By dashby - Monday, September 08, 2008 6:31 AM
Oh boy!!   Safety wire.  Then we could all buy the twisty pliers.  Talk about FUN.  Just think about what DOT could do with this technology.
By kblackav8or - Monday, September 08, 2008 6:57 AM
I love my Milbar pliers. They're pretty nifty. :cool: I bet Michelle even has a set.
http://www.crawfordtool.com/milbar.html

While I am at it, getting a catalog from Aircraft Spruce makes any tool or hardware nut a happy guy. Good for the "reading" room. :)
http://www.aircraftspruce.com/
By glenn akers - Monday, September 08, 2008 9:55 AM
i HAVE SPENT MANY DOLLARS WITH AIRCRAFT SPRUCE AND WISH I HAD JUST SOME OF IT BACK.
By Bill D - Monday, September 08, 2008 4:38 PM
Tony Brown (9/8/2008)
If you ride around in the sunshine 4000 miles a year dry would be OK.
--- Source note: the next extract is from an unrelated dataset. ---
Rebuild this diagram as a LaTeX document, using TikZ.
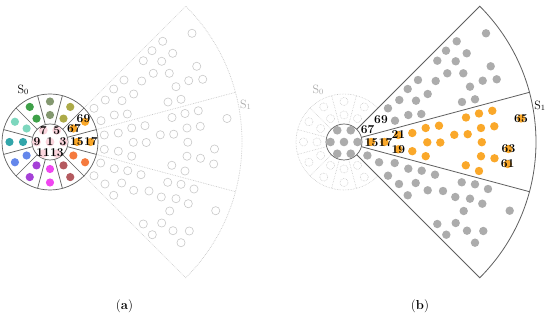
\documentclass[tikz,border=0pt]{standalone}
\definecolor{orng}{RGB}{250,168,42}
\definecolor{dotgray}{RGB}{172,172,172}
\definecolor{fanc}{RGB}{95,95,95}
\definecolor{ghost}{RGB}{200,200,200}
\definecolor{pinkc}{RGB}{250,212,220}
\definecolor{olivec}{RGB}{172,170,72}
\definecolor{sagec}{RGB}{132,152,112}
\definecolor{greenc}{RGB}{62,160,72}
\definecolor{aquac}{RGB}{125,215,190}
\definecolor{tealc}{RGB}{50,165,170}
\definecolor{bluec}{RGB}{100,135,235}
\definecolor{purplec}{RGB}{165,65,215}
\definecolor{magentac}{RGB}{240,70,240}
\definecolor{brownc}{RGB}{180,90,95}
\definecolor{coralc}{RGB}{245,122,62}
\newcommand\UpperDots{142/108.7,112.7/100.7,102/91.3,122.7/88.7,93.3/81.3,111.7/80.7,146.7/75.7,103.3/68.7,119.3/68.7,74/62,91.7/61,138.7/61.3,152.7/62.7,126/55.3,63.7/53,83.7/48,55.3/42,72/41.3,118/40,131/42.7,44/33.7,64.3/27,77.3/28,51/21.3}
\newcommand\MiddleDots{122/24.5,135/28.5,148.3/31.2,68.3/9,81.7/14,95/16.3,110.3/7.2,123.7/7.8,137/14,150.3/15.7,83.3/-0.3,96.3/-0.5,137.8/-0.2,68.3/-9.2,81.7/-14.2,137/-14.2,150.5/-16.3,121.8/-23.3,135/-29}
\newcommand\LabelDots{177/23.5,164.5/-7,163.7/-22,54.3/7,54.3/-7.3}
\newcommand\LowerDots{50.7/-21,64.3/-26.7,77.7/-28.7,91/-32.7,44/-33.7,55/-42,71.7/-41,117.7/-40.3,131/-42.3,144/-47,83.7/-48.3,99/-49,63.7/-53.3,111.3/-55,126/-56.7,138.3/-61.7,119.7/-69,165.7/-68.7,93.3/-82,111.7/-81,123/-88.7,139.3/-89,102.3/-92.7,131/-100.7}
\begin{document}
\begin{tikzpicture}[x=1pt,y=1pt]
\tikzset{
  num/.style={font=\fontsize{12}{12}\selectfont\bfseries, inner sep=0pt},
  slab/.style={font=\fontsize{12}{14}\selectfont, inner sep=0pt},
  captext/.style={font=\fontsize{13}{13}\selectfont, inner sep=0pt},
  fanline/.style={draw=fanc, line width=0.8pt},
  fanghost/.style={draw=ghost, densely dotted, line width=0.7pt},
  ghostcirc/.style={draw=ghost, line width=0.6pt},
  ghostdot/.style={draw=ghost, densely dotted, line width=0.6pt},
  s0line/.style={draw=fanc, line width=0.7pt},
}
\useasboundingbox (0,0) rectangle (550,316);

% ================= panel (a) =================
\begin{scope}[shift={(50,174)}]
  \draw[fanghost] (45:48) -- (45:192) arc[start angle=45, end angle=-45, radius=192] -- (-45:48);
  \draw[fanghost] (15:48) -- (15:192);
  \draw[fanghost] (-15:48) -- (-15:192);
  \foreach \x/\y in \UpperDots {\draw[ghostcirc] (\x,\y) circle (4.1);}
  \foreach \x/\y in \MiddleDots {\draw[ghostcirc] (\x,\y) circle (4.1);}
  \foreach \x/\y in \LabelDots {\draw[ghostcirc] (\x,\y) circle (4.1);}
  \foreach \x/\y in \LowerDots {\draw[ghostcirc] (\x,\y) circle (4.1);}
  \filldraw[fill=white, s0line] (0,0) circle (48);
  \draw[s0line] (0,0) circle (18);
  \foreach \a in {15,45,...,345} {\draw[s0line] (\a:18) -- (\a:48);}
  \foreach \a/\c in {60/olivec,90/sagec,120/greenc,150/aquac,180/tealc,210/bluec,240/purplec,270/magentac,300/brownc,330/coralc,0/orng,30/orng}
    {\fill[\c] (\a:27) circle (4.1); \fill[\c] (\a:40.5) circle (4.1);}
  \foreach \x/\y in {-6.75/11.7,6.75/11.7,-13.5/0,0/0,13.5/0,-6.75/-11.7,6.75/-11.7}
    {\fill[pinkc] (\x,\y) circle (4.4);}
  \node[num] (a7) at (-6.75,11.7) {7};
  \node[num] (a5) at (6.75,11.7) {5};
  \node[num] (a9) at (-13,0) {9};
  \node[num] (a1) at (0,0) {1};
  \node[num] (a3) at (13,0) {3};
  \node[num] (a11) at (-6.9,-11) {11};
  \node[num] (a13) at (6.9,-11) {13};
  \node[num] (a15) at (27,0) {15};
  \node[num] (a17) at (41,0) {17};
  \node[num] (a67) at (24,13.5) {67};
  \node[num] (a69) at (33.5,23.5) {69};
  \node[slab] (aS0) at (-26.7,52) {$\mathrm{S}_0$};
  \node[slab, text=ghost!85!black] (aS1) at (195.7,37) {$\mathrm{S}_1$};
\end{scope}
\node[captext] (capa) at (124.5,10) {(\textbf{a})};

% ================= panel (b) =================
\begin{scope}[shift={(344,174)}]
  \draw[ghostdot] (0,0) circle (48);
  \foreach \a in {15,45,...,345} {\draw[ghostdot] (\a:18) -- (\a:48);}
  \foreach \a in {60,90,...,300} {\draw[ghostdot] (\a:27) circle (4.1); \draw[ghostdot] (\a:40.5) circle (4.1);}
  \fill[white] (45:18) -- (45:192) arc[start angle=45, end angle=-45, radius=192] -- (-45:18) arc[start angle=-45, end angle=45, radius=18] -- cycle;
  \draw[fanline] (45:18) -- (45:192) arc[start angle=45, end angle=-45, radius=192] -- (-45:18);
  \draw[fanline] (15:18) -- (15:192);
  \draw[fanline] (-15:18) -- (-15:192);
  \foreach \x/\y in \UpperDots {\fill[dotgray] (\x,\y) circle (4.2);}
  \foreach \x/\y in \LowerDots {\fill[dotgray] (\x,\y) circle (4.2);}
  \fill[dotgray] (-30:27) circle (4.2);
  \fill[dotgray] (-30:40.5) circle (4.2);
  \foreach \x/\y in \MiddleDots {\fill[orng] (\x,\y) circle (4.2);}
  \foreach \x/\y in \LabelDots {\fill[orng] (\x,\y) circle (4.2);}
  \fill[orng] (0:27) circle (4.2);
  \fill[orng] (0:40.5) circle (4.2);
  \filldraw[fill=white, s0line] (0,0) circle (18);
  \foreach \x/\y in {-6.75/11.7,6.75/11.7,-13.5/0,0/0,13.5/0,-6.75/-11.7,6.75/-11.7}
    {\fill[dotgray] (\x,\y) circle (4.3);}
  \node[num] (b65) at (177,23.5) {65};
  \node[num] (b63) at (164.5,-7) {63};
  \node[num] (b61) at (163.7,-22) {61};
  \node[num] (b21) at (54.3,7) {21};
  \node[num] (b19) at (54.3,-7.3) {19};
  \node[num] (b15) at (27.5,-0.8) {15};
  \node[num] (b17) at (41.5,-0.8) {17};
  \node[num] (b67) at (23.7,12.7) {67};
  \node[num] (b69) at (37,22) {69};
  \node[slab, text=ghost!85!black] (bS0) at (-25.7,52) {$\mathrm{S}_0$};
  \node[slab] (bS1) at (196,36) {$\mathrm{S}_1$};
\end{scope}
\node[captext] (capb) at (420,10) {(\textbf{b})};
\end{tikzpicture}
\end{document}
 Here in the real world, you run it dry 140K, half are going to break when you try to remove it.  I put anti sieze on everything,  I never had 1, not 1 to come loose or break  and a lot less wheel cracking.

I'm with you Tony.  Try running concrete truck wheels without anti-seize.  If they are on for a year or more they are a bear to get off.  Also I like anti-seize on U-joints cups to make them removable at a later date, especially on concrete trucks.  The lime and water that concrete trucks are subjected to make it necessary.  I agree lug nuts should go on by hand and if they don't they should be replaced, and when in doubt replace them.  The cadmium plating on new lug nuts should help to stop galling, but a little anti-seize makes sure.  Just my 2 cents!

By Post from the Past - Tuesday, September 09, 2008 4:35 AM
I used to ger razzed about the way I have done things on some thigs I would use lock tight on others I used antisieze the one that really used toget me razzed wasin would use a tripple stack of bevele washers on an exhaust clamp on a cummins then oneday the same guy who always razzed me saw a Cat come into the shop with stacks and stacks of bevele washers on the exhaust system. He asaked me about them and I just said Hot and cold you figure it out.

 built a lot of equipment that I never wanted the bolt ornutto come loose so on thise things I use KAR-LOK washers they look like stacked meshing teeth go on and tighten up easy but unless you weld the 2 halves together you will break the bolt removing it.